WISPA vs. 5GAA

Automotive manufacturers seem to prefer C-V2X rather than DSRC as the connectivity medium for vehicles in the push toward full-on autonomous driving. But the 5.9 GHz band is not without its defenders, particularly fixed wireless broadband providers who use the mid-band frequency.

In a Feb. 8 letter to the U.S. Federal Communication Commission’s Office of Engineering and Technology, the Wireless Internet Service Providers Association outlined its objections to the 5G Automotive Association’s move to get exclusive nationwide access to the 5.9 GHz band for cellular to everything communications.

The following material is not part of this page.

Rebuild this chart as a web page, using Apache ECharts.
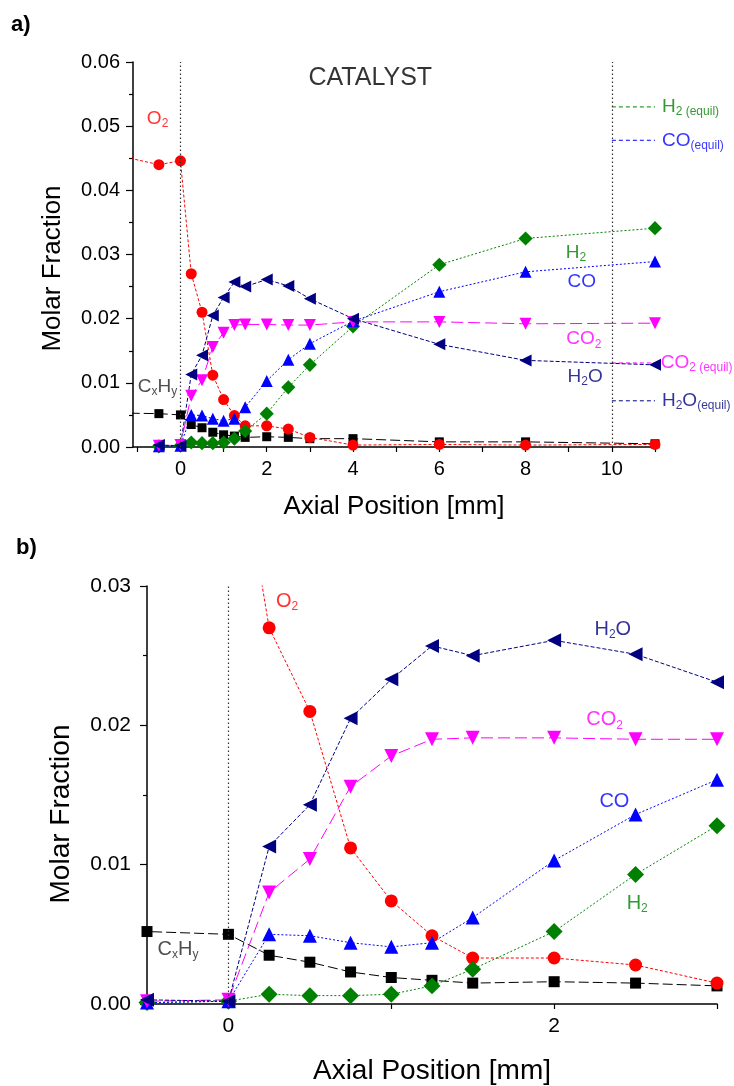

WISPA, an advocacy group representing largely smaller service providers, notes an ongoing proceeding to reconsider use of the 5.9 GHz band which would be side-stepped by a petition from 5GAA to reallocate the spectrum for C-V2X. Aside from the procedural issue, WISPA says giving 5.9 GHz over for use by automotive interests “would essentially pull the rug out from underneath that proceeding in favor of one focused solely on 5GAA’s technology and use case. Substantively, the petition and the impending petition for rulemaking that 5GAA indicates it will file would mark a return to an outdated spectrum policy that allocated spectrum mandating a single technology or a single use case in contravention to the flexible use policy that is the hallmark of current spectrum policy. In fact, it is the Commission’s decision in 1999 to allocate the 5.9 GHz band to Dedicated Short Range Communications…that led to massive non-use of the band and stymied innovation, leading to the ongoing proceeding to consider other uses of the band. By dismissing or denying the Petition, the commission can avoid the same outcome.”

In a filing filled with vehicular puns, WISPA says, “Mandating C-V2X technology would…send the 5.9 GHz band the wrong way down a one-way street – and would do so outside the required rulemaking process.” 

5GAA members represent major telecom and automotive stakeholders, including American Tower, AT&T, Audi, BMW, Bosch, Daimler, Ericsson, Ford, Honda, Huawei, Intel, Jaguar Land Rover, Nokia, Orange and Qualcomm among others.

To get a sense of the momentum behind C-V2X, take a look at what Ford is doing–the American auto manufacturing during the 2019 Consumer Electronics Show committed to using C-V2X to connect all new domestic models by 2022, further sounding the death knell for DSRC.

In a blog entry, Don Butler, Ford’s executive director for its connected vehicle platform and products, said that the company’s C-V2X plans “[build]on our prior commitment to equip every model we release in the United States with conventional cellular connectivity by the end of 2019.” C-V2X will work with the Ford Co-Pilot360 offering of driver-assist and safety features on new passenger cars, SUVs and trucks going forward, he added. Such driver assistance features and future autonomous vehicles rely on on-board sensors, Butler noted, and called C-V2X a “complement” to those systems. He described C-V2X as “planned alongside the rapidly building 5G cellular network.”

“Our hope is that this would spur others to potentially reassess and, in other cases, decide on this direction,” Butler said in an interview with Bloomberg. “We’ve been looking at DSRC for a number of years along with Toyota, GM and Honda, so this is not a step that we take lightly in the sense of dismissing DSRC. But we think this is the right step to make given where we see the technology headed.”